Entre cette loi supérieure, que l’homme trouve en lui dès qu’il veut sérieusement la chercher et qui lui parle avec une irrésistible évidence dès qu’il veut écouter sa voix, et les penchants brutaux de la vie sensitive ; entre la loi de l’esprit, qui est propre à l’homme, et la loi de la chair, qui domine sur la terre toute la nature vivante, il s’élève dans le cœur de l’homme une véritable guerre ; guerre profonde, guerre intestine, pleine d’agitation et de trouble, de succès et de revers, de victoires et de défaites. Il faut que l’homme triomphe de lui-même, combatte ses désirs les plus chers, s’expose à la privation et à la souffrance, ou qu’il perde sa propre estime, qu’il foule aux pieds sa conscience, qu’il se dégrade à ses propres yeux de ce qui le fait homme, qu’il sorte de gaieté de cœur de l’ordre pour lequel il sent bien qu’il est fait, dans lequel, malgré qu’il en ait, quelque chose de plus fort que lui, lui déclare que se trouve sa destination finale et sa véritable place. Dès que l’esprit se réveille en lui, l’homme se sent double ; il est tiraillé en deux sens opposés. Ses passions et sa conscience sont deux ennemis acharnés entre lesquels il n’y a plus ni paix ni trêve : il faut que l’un des deux triomphe et soumette l’autre.

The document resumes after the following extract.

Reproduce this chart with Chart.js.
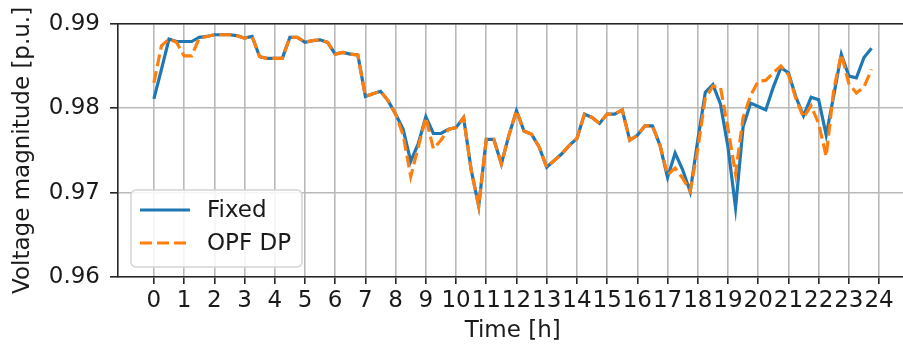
<!DOCTYPE html>
<html>
<head>
<meta charset="utf-8">
<script src="https://cdn.jsdelivr.net/npm/chart.js@4.4.1/dist/chart.umd.min.js"></script>
<style>
  html, body { margin:0; padding:0; background:#fff; overflow:hidden; }
  canvas { display:block; }
</style>
</head>
<body>
<canvas id="chartVoltage" width="912" height="353"></canvas>
<script>
// 15-minute samples over one day
const STEP_H = 0.25;
const HOUR_TICKS = [0,1,2,3,4,5,6,7,8,9,10,11,12,13,14,15,16,17,18,19,20,21,22,23,24];
const V_TICKS = [0.96, 0.97, 0.98, 0.99];

const FIXED = [
  0.9811, 0.9846, 0.9882, 0.9879,  0.9879, 0.9879, 0.9884, 0.9885,
  0.9887, 0.9887, 0.9887, 0.9886,  0.9883, 0.9885, 0.9861, 0.9859,
  0.9859, 0.9859, 0.9884, 0.9884,  0.9878, 0.9880, 0.9881, 0.9878,
  0.9864, 0.9866, 0.9864, 0.9863,  0.9814, 0.9817, 0.9820, 0.9809,
  0.9793, 0.9775, 0.9737, 0.9758,  0.9790, 0.9770, 0.9770, 0.9775,
  0.9777, 0.9789, 0.9727, 0.9684,  0.9763, 0.9763, 0.9734, 0.9768,
  0.9797, 0.9773, 0.9769, 0.9754,  0.9730, 0.9738, 0.9746, 0.9756,
  0.9764, 0.9793, 0.9789, 0.9782,  0.9793, 0.9793, 0.9798, 0.9762,
  0.9768, 0.9779, 0.9779, 0.9756,  0.9718, 0.9747, 0.9727, 0.9701,
  0.9762, 0.9819, 0.9828, 0.9805,  0.9754, 0.9682, 0.9778, 0.9806,
  0.9802, 0.9798, 0.9825, 0.9848,  0.9842, 0.9813, 0.9791, 0.9813,
  0.9810, 0.9768, 0.9815, 0.9864,  0.9838, 0.9836, 0.9860, 0.9871
];

const OPF_DP = [
  0.9830, 0.9874, 0.9882, 0.9878,  0.9862, 0.9862, 0.9883, 0.9885,
  0.9887, 0.9887, 0.9887, 0.9886,  0.9883, 0.9885, 0.9861, 0.9859,
  0.9859, 0.9859, 0.9884, 0.9884,  0.9878, 0.9880, 0.9881, 0.9878,
  0.9864, 0.9866, 0.9864, 0.9863,  0.9814, 0.9817, 0.9820, 0.9809,
  0.9793, 0.9768, 0.9719, 0.9754,  0.9789, 0.9752, 0.9762, 0.9775,
  0.9777, 0.9789, 0.9727, 0.9684,  0.9763, 0.9763, 0.9734, 0.9768,
  0.9797, 0.9773, 0.9769, 0.9754,  0.9730, 0.9738, 0.9746, 0.9756,
  0.9764, 0.9793, 0.9789, 0.9782,  0.9793, 0.9793, 0.9798, 0.9762,
  0.9768, 0.9779, 0.9779, 0.9756,  0.9721, 0.9729, 0.9717, 0.9702,
  0.9752, 0.9812, 0.9826, 0.9825,  0.9776, 0.9722, 0.9789, 0.9815,
  0.9832, 0.9833, 0.9842, 0.9850,  0.9840, 0.9811, 0.9789, 0.9803,
  0.9782, 0.9743, 0.9822, 0.9864,  0.9829, 0.9818, 0.9825, 0.9846
];

const C = { blue:'#1f77b4', orange:'#ff7f0e', grid:'#b9b9b9', axis:'#262626', text:'#1a1a1a' };
const FONT = 'DejaVu Sans';

const toXY = arr => arr.map((v, i) => ({ x: i * STEP_H, y: v }));

// top/right spines of the axes frame
const frame = {
  id: 'frame',
  afterDatasetsDraw(chart) {
    const { ctx, chartArea: a } = chart;
    ctx.save();
    ctx.strokeStyle = C.axis;
    ctx.lineWidth = 1.6;
    ctx.beginPath();
    ctx.moveTo(a.left, a.top); ctx.lineTo(a.right, a.top); ctx.lineTo(a.right, a.bottom);
    ctx.stroke();
    ctx.restore();
  }
};

// boxed legend in the lower-left corner of the plot
const innerLegend = {
  id: 'innerLegend',
  afterDraw(chart) {
    const { ctx, chartArea: a } = chart;
    const x0 = a.left + 13, y0 = a.bottom - 87, w = 171, h = 77;
    ctx.save();
    ctx.fillStyle = 'rgba(255,255,255,0.85)';
    ctx.strokeStyle = '#d4d4d4';
    ctx.lineWidth = 1.5;
    ctx.beginPath();
    ctx.roundRect(x0, y0, w, h, 5);
    ctx.fill(); ctx.stroke();
    ctx.font = `23px "${FONT}"`;
    ctx.textBaseline = 'middle';
    chart.data.datasets.forEach((ds, i) => {
      const yy = y0 + 20 + i * 33;
      ctx.strokeStyle = ds.borderColor;
      ctx.lineWidth = ds.borderWidth;
      ctx.setLineDash(ds.borderDash || []);
      ctx.beginPath();
      ctx.moveTo(x0 + 9, yy); ctx.lineTo(x0 + 59, yy);
      ctx.stroke();
      ctx.setLineDash([]);
      ctx.fillStyle = C.text;
      ctx.fillText(ds.label, x0 + 76, yy + 1);
    });
    ctx.restore();
  }
};

const ctx = document.getElementById('chartVoltage').getContext('2d');
new Chart(ctx, {
  type: 'line',
  data: {
    datasets: [
      { label:'Fixed',  data:toXY(FIXED),  borderColor:C.blue,   borderWidth:3.2, order:2 },
      { label:'OPF DP', data:toXY(OPF_DP), borderColor:C.orange, borderWidth:3.2, borderDash:[12,5], order:1 }
    ]
  },
  options: {
    responsive:false, animation:false,
    layout:{ padding:{ top:23, right:4.6, left:0, bottom:0 } },
    elements:{ point:{ radius:0 }, line:{ tension:0, borderCapStyle:'butt' } },
    plugins:{ legend:{ display:false }, tooltip:{ enabled:false } },
    scales:{
      x:{
        type:'linear', min:-1.1875, max:24.9375,
        afterBuildTicks: s => { s.ticks = HOUR_TICKS.map(v => ({ value:v })); },
        afterFit: s => { s.height = 76; },
        grid:{ color:C.grid, lineWidth:1.6, tickColor:C.axis, tickLength:7, tickWidth:1.6 },
        border:{ color:C.axis, width:1.6 },
        ticks:{ autoSkip:false, maxRotation:0, padding:3, color:C.text, font:{ family:FONT, size:23 } },
        title:{ display:true, text:'Time [h]', color:C.text, font:{ family:FONT, size:23 }, padding:{ bottom:8 } }
      },
      y:{
        min:0.96, max:0.99,
        afterBuildTicks: s => { s.ticks = V_TICKS.map(v => ({ value:v })); },
        afterFit: s => { s.width = 118; },
        grid:{ color:C.grid, lineWidth:1.6, tickColor:C.axis, tickLength:8, tickWidth:1.6 },
        border:{ color:C.axis, width:1.6 },
        ticks:{ padding:10, color:C.text, font:{ family:FONT, size:23 }, callback: v => v.toFixed(2) },
        title:{ display:true, text:'Voltage magnitude [p.u.]', color:C.text, font:{ family:FONT, size:23 }, padding:{ top:9 } }
      }
    }
  },
  plugins:[frame, innerLegend]
});
</script>
</body>
</html>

Le grand but du christianisme est de ranimer cette guerre ; car elle seule peut arracher l’homme à la vie sensitive et brutale pour le porter vers la vie supérieure de l’ordre et de la vertu, par laquelle seule son existence est ennoblie et complétée. Et comme cette guerre ne peut commencer que par le réveil du principe spirituel, assoupi dans la vie naturelle et brutale, le grand but du christianisme est d’opérer ce réveil.
Comment y parvient-il ?
Comment s’y prend-il pour remplacer la paix de la vie sensuelle par la guerre à mort de l’esprit contre la chair, de l’invisible contre le visible ?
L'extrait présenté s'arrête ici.